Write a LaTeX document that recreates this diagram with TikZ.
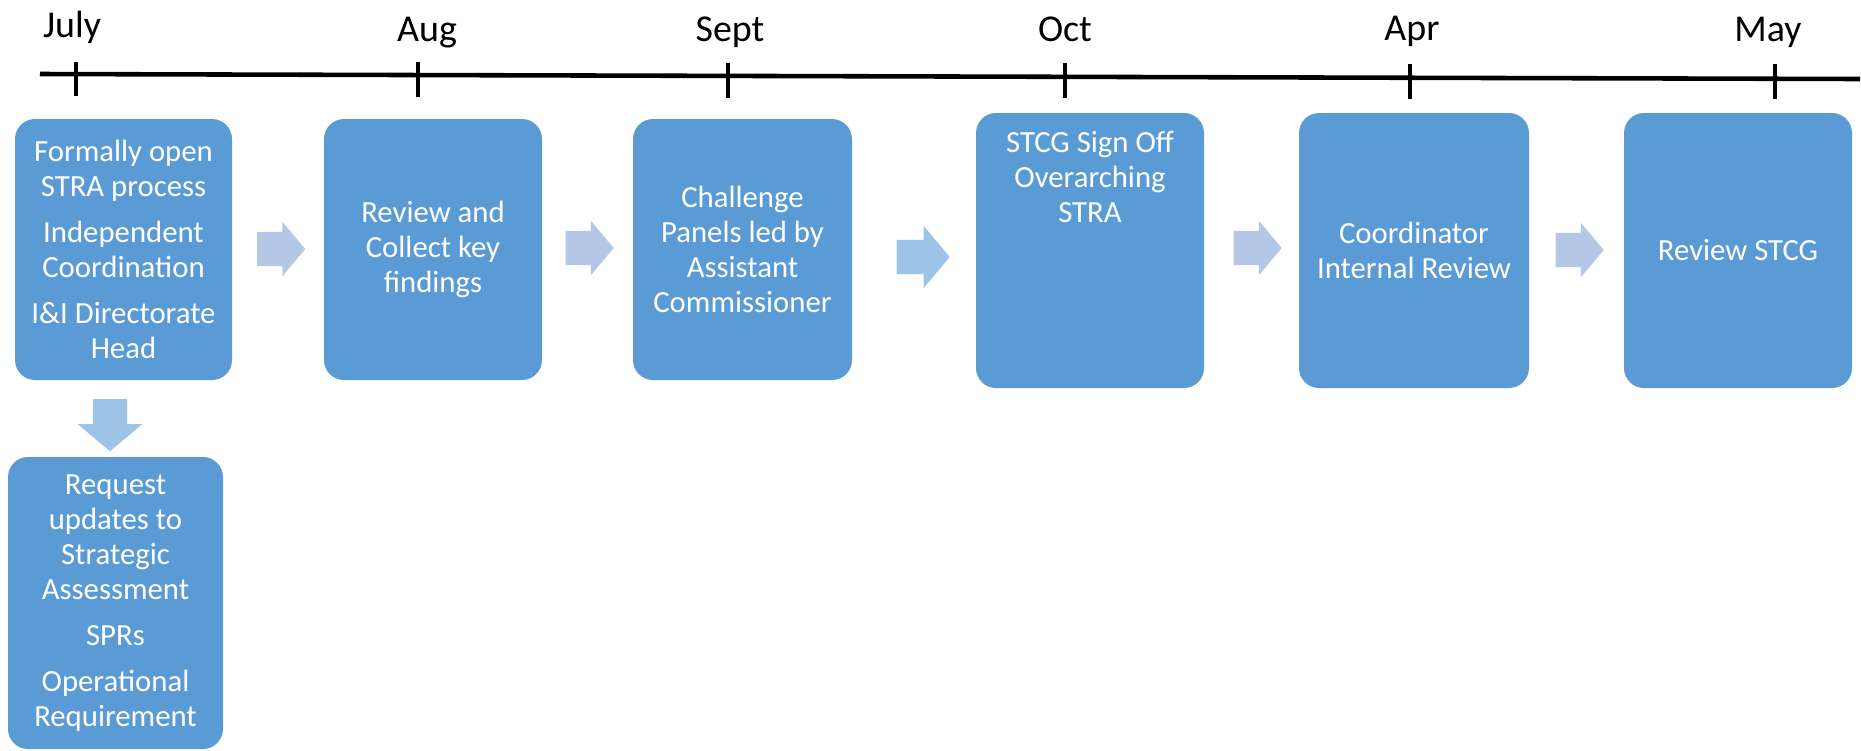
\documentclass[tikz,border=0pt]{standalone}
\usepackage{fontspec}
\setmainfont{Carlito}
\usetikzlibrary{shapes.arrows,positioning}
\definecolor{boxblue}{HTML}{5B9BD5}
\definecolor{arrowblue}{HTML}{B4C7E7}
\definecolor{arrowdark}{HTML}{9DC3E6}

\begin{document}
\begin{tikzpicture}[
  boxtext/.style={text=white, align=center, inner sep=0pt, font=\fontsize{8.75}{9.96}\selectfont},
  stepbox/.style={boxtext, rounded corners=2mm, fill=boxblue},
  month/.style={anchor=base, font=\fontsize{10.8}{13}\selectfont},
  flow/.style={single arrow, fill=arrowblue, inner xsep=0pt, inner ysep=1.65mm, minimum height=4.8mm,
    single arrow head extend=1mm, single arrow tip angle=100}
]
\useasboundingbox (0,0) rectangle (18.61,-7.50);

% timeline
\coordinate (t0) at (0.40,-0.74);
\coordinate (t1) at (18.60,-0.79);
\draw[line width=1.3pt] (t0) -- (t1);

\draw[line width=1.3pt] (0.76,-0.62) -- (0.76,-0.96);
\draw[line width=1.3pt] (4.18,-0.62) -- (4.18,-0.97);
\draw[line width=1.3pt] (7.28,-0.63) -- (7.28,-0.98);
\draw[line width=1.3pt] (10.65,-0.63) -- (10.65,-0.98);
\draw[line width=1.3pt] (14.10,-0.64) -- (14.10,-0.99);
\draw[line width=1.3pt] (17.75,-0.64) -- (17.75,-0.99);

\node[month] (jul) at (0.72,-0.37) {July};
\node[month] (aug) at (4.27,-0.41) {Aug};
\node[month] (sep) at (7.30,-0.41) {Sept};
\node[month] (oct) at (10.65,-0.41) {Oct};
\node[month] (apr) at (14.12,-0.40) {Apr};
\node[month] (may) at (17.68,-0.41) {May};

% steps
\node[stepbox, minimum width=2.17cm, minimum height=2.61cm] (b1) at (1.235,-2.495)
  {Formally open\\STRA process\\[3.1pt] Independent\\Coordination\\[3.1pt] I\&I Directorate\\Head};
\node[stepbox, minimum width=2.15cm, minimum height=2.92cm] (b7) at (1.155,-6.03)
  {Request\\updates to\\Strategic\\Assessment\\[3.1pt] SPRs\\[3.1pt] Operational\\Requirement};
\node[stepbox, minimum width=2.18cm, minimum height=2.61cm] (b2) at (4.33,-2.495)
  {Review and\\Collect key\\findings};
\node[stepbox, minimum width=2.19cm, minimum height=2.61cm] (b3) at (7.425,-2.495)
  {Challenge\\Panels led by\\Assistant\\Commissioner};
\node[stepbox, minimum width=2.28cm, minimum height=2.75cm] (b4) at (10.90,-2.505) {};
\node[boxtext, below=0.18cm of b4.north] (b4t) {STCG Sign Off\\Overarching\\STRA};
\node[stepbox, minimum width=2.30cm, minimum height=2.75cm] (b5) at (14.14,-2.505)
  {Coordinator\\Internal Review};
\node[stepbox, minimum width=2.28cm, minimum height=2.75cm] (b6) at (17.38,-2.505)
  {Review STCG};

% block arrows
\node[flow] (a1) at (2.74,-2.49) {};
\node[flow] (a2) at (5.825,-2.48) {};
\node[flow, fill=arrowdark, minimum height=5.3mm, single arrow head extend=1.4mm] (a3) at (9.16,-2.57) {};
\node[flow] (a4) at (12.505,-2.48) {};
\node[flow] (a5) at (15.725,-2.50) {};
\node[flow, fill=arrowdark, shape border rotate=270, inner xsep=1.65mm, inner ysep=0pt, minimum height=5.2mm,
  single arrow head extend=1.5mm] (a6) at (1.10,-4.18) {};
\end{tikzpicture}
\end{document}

— Exercise —
Copy every line above word for word and exclude the pictures.

— Solved exercise —
Write a LaTeX document that recreates this diagram with TikZ.
\documentclass[tikz,border=0pt]{standalone}
\usepackage{fontspec}
\setmainfont{Carlito}
\usetikzlibrary{shapes.arrows,positioning}
\definecolor{boxblue}{HTML}{5B9BD5}
\definecolor{arrowblue}{HTML}{B4C7E7}
\definecolor{arrowdark}{HTML}{9DC3E6}

\begin{document}
\begin{tikzpicture}[
  boxtext/.style={text=white, align=center, inner sep=0pt, font=\fontsize{8.75}{9.96}\selectfont},
  stepbox/.style={boxtext, rounded corners=2mm, fill=boxblue},
  month/.style={anchor=base, font=\fontsize{10.8}{13}\selectfont},
  flow/.style={single arrow, fill=arrowblue, inner xsep=0pt, inner ysep=1.65mm, minimum height=4.8mm,
    single arrow head extend=1mm, single arrow tip angle=100}
]
\useasboundingbox (0,0) rectangle (18.61,-7.50);

% timeline
\coordinate (t0) at (0.40,-0.74);
\coordinate (t1) at (18.60,-0.79);
\draw[line width=1.3pt] (t0) -- (t1);

\draw[line width=1.3pt] (0.76,-0.62) -- (0.76,-0.96);
\draw[line width=1.3pt] (4.18,-0.62) -- (4.18,-0.97);
\draw[line width=1.3pt] (7.28,-0.63) -- (7.28,-0.98);
\draw[line width=1.3pt] (10.65,-0.63) -- (10.65,-0.98);
\draw[line width=1.3pt] (14.10,-0.64) -- (14.10,-0.99);
\draw[line width=1.3pt] (17.75,-0.64) -- (17.75,-0.99);

\node[month] (jul) at (0.72,-0.37) {July};
\node[month] (aug) at (4.27,-0.41) {Aug};
\node[month] (sep) at (7.30,-0.41) {Sept};
\node[month] (oct) at (10.65,-0.41) {Oct};
\node[month] (apr) at (14.12,-0.40) {Apr};
\node[month] (may) at (17.68,-0.41) {May};

% steps
\node[stepbox, minimum width=2.17cm, minimum height=2.61cm] (b1) at (1.235,-2.495)
  {Formally open\\STRA process\\[3.1pt] Independent\\Coordination\\[3.1pt] I\&I Directorate\\Head};
\node[stepbox, minimum width=2.15cm, minimum height=2.92cm] (b7) at (1.155,-6.03)
  {Request\\updates to\\Strategic\\Assessment\\[3.1pt] SPRs\\[3.1pt] Operational\\Requirement};
\node[stepbox, minimum width=2.18cm, minimum height=2.61cm] (b2) at (4.33,-2.495)
  {Review and\\Collect key\\findings};
\node[stepbox, minimum width=2.19cm, minimum height=2.61cm] (b3) at (7.425,-2.495)
  {Challenge\\Panels led by\\Assistant\\Commissioner};
\node[stepbox, minimum width=2.28cm, minimum height=2.75cm] (b4) at (10.90,-2.505) {};
\node[boxtext, below=0.18cm of b4.north] (b4t) {STCG Sign Off\\Overarching\\STRA};
\node[stepbox, minimum width=2.30cm, minimum height=2.75cm] (b5) at (14.14,-2.505)
  {Coordinator\\Internal Review};
\node[stepbox, minimum width=2.28cm, minimum height=2.75cm] (b6) at (17.38,-2.505)
  {Review STCG};

% block arrows
\node[flow] (a1) at (2.74,-2.49) {};
\node[flow] (a2) at (5.825,-2.48) {};
\node[flow, fill=arrowdark, minimum height=5.3mm, single arrow head extend=1.4mm] (a3) at (9.16,-2.57) {};
\node[flow] (a4) at (12.505,-2.48) {};
\node[flow] (a5) at (15.725,-2.50) {};
\node[flow, fill=arrowdark, shape border rotate=270, inner xsep=1.65mm, inner ysep=0pt, minimum height=5.2mm,
  single arrow head extend=1.5mm] (a6) at (1.10,-4.18) {};
\end{tikzpicture}
\end{document}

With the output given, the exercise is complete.